— Start Materials provided —

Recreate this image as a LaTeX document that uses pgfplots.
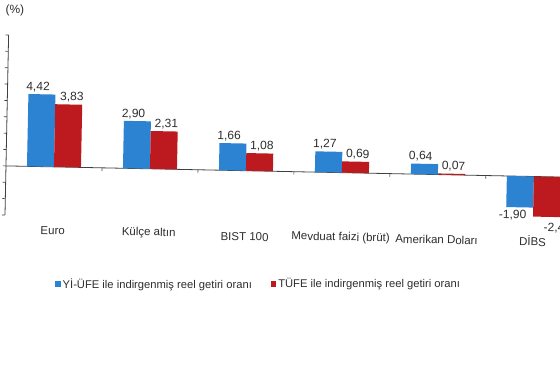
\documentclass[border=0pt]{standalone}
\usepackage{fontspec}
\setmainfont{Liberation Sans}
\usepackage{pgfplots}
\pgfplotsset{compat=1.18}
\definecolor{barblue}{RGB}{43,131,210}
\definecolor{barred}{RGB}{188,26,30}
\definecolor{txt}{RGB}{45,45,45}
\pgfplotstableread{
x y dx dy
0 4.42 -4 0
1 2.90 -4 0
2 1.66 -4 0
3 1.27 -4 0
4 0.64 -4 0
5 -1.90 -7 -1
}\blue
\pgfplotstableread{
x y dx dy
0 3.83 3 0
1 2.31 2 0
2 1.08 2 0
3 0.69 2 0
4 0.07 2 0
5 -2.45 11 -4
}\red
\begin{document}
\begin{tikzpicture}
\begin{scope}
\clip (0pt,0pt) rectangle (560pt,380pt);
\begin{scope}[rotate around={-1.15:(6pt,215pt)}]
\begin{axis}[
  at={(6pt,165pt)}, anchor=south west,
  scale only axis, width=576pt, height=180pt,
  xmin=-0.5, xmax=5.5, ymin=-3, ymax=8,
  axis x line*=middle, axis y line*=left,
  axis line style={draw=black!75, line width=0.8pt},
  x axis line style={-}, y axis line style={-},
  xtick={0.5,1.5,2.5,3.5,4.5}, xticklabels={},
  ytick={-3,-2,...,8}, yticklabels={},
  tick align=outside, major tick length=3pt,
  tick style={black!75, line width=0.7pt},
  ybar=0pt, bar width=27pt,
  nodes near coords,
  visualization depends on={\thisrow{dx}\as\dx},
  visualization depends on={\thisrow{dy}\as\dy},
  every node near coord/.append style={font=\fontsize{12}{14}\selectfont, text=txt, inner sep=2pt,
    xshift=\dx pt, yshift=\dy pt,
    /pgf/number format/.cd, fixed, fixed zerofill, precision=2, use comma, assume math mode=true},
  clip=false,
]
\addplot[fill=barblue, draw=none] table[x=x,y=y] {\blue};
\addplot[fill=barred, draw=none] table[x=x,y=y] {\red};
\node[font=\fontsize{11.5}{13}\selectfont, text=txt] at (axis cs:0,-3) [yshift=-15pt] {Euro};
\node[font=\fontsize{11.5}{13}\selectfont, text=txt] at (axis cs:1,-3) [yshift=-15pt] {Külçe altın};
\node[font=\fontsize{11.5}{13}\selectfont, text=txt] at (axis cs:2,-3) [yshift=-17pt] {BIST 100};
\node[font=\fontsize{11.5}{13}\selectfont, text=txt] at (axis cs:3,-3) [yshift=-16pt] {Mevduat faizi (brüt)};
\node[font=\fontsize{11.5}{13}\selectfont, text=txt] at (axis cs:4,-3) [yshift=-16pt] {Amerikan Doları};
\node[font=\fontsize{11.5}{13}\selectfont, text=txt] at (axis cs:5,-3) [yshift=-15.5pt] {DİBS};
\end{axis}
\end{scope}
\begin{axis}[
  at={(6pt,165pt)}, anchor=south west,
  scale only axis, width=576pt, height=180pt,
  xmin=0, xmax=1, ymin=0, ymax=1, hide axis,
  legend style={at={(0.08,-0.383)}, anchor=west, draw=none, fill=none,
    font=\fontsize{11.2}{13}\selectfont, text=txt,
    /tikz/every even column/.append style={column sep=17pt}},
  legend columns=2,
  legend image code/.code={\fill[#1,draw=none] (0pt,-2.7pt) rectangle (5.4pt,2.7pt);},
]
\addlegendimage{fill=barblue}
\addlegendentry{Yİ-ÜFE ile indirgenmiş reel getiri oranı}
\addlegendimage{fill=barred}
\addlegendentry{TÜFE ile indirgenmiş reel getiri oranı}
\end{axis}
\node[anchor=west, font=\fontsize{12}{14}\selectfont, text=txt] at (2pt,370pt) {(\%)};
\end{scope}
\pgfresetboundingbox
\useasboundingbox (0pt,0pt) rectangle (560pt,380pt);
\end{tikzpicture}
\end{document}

— End Materials provided —
— Start Materials provided —

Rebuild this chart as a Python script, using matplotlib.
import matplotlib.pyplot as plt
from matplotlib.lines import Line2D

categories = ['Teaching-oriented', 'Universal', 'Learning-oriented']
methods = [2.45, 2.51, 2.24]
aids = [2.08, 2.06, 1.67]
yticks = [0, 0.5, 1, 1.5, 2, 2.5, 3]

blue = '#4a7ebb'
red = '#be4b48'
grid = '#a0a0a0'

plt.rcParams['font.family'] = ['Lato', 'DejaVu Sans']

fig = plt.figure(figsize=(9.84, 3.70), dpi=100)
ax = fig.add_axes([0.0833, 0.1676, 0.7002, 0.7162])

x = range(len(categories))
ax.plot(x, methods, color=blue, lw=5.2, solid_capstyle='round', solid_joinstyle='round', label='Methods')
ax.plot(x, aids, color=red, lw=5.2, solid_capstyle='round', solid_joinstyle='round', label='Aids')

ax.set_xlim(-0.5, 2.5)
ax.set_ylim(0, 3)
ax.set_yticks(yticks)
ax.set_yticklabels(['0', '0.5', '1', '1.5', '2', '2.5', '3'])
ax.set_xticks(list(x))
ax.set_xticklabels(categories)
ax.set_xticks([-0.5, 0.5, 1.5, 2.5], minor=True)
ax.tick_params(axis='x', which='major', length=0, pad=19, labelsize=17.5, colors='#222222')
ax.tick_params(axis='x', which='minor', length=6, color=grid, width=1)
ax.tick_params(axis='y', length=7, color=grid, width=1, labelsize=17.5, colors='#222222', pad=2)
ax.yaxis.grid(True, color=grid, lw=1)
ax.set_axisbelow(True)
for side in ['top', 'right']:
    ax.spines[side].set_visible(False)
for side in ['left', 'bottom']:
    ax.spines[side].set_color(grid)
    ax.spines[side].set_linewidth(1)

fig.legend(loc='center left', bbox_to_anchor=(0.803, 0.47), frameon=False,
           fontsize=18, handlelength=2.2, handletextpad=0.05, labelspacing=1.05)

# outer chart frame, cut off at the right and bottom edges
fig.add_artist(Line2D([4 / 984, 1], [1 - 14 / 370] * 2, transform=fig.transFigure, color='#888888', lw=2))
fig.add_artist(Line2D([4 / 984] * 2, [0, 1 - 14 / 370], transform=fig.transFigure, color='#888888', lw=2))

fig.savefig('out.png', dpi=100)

— End Materials provided —

▶ _Problem statement_
Print the lines from the line with "Rebuild this chart" to the line with "handlelength=2.2, handletextpad=0.05, labelspacing=1.05)" exactly, and print nothing else. Both of those lines are included.

▶ _Final answer_
Rebuild this chart as a Python script, using matplotlib.
import matplotlib.pyplot as plt
from matplotlib.lines import Line2D

categories = ['Teaching-oriented', 'Universal', 'Learning-oriented']
methods = [2.45, 2.51, 2.24]
aids = [2.08, 2.06, 1.67]
yticks = [0, 0.5, 1, 1.5, 2, 2.5, 3]

blue = '#4a7ebb'
red = '#be4b48'
grid = '#a0a0a0'

plt.rcParams['font.family'] = ['Lato', 'DejaVu Sans']

fig = plt.figure(figsize=(9.84, 3.70), dpi=100)
ax = fig.add_axes([0.0833, 0.1676, 0.7002, 0.7162])

x = range(len(categories))
ax.plot(x, methods, color=blue, lw=5.2, solid_capstyle='round', solid_joinstyle='round', label='Methods')
ax.plot(x, aids, color=red, lw=5.2, solid_capstyle='round', solid_joinstyle='round', label='Aids')

ax.set_xlim(-0.5, 2.5)
ax.set_ylim(0, 3)
ax.set_yticks(yticks)
ax.set_yticklabels(['0', '0.5', '1', '1.5', '2', '2.5', '3'])
ax.set_xticks(list(x))
ax.set_xticklabels(categories)
ax.set_xticks([-0.5, 0.5, 1.5, 2.5], minor=True)
ax.tick_params(axis='x', which='major', length=0, pad=19, labelsize=17.5, colors='#222222')
ax.tick_params(axis='x', which='minor', length=6, color=grid, width=1)
ax.tick_params(axis='y', length=7, color=grid, width=1, labelsize=17.5, colors='#222222', pad=2)
ax.yaxis.grid(True, color=grid, lw=1)
ax.set_axisbelow(True)
for side in ['top', 'right']:
    ax.spines[side].set_visible(False)
for side in ['left', 'bottom']:
    ax.spines[side].set_color(grid)
    ax.spines[side].set_linewidth(1)

fig.legend(loc='center left', bbox_to_anchor=(0.803, 0.47), frameon=False,
           fontsize=18, handlelength=2.2, handletextpad=0.05, labelspacing=1.05)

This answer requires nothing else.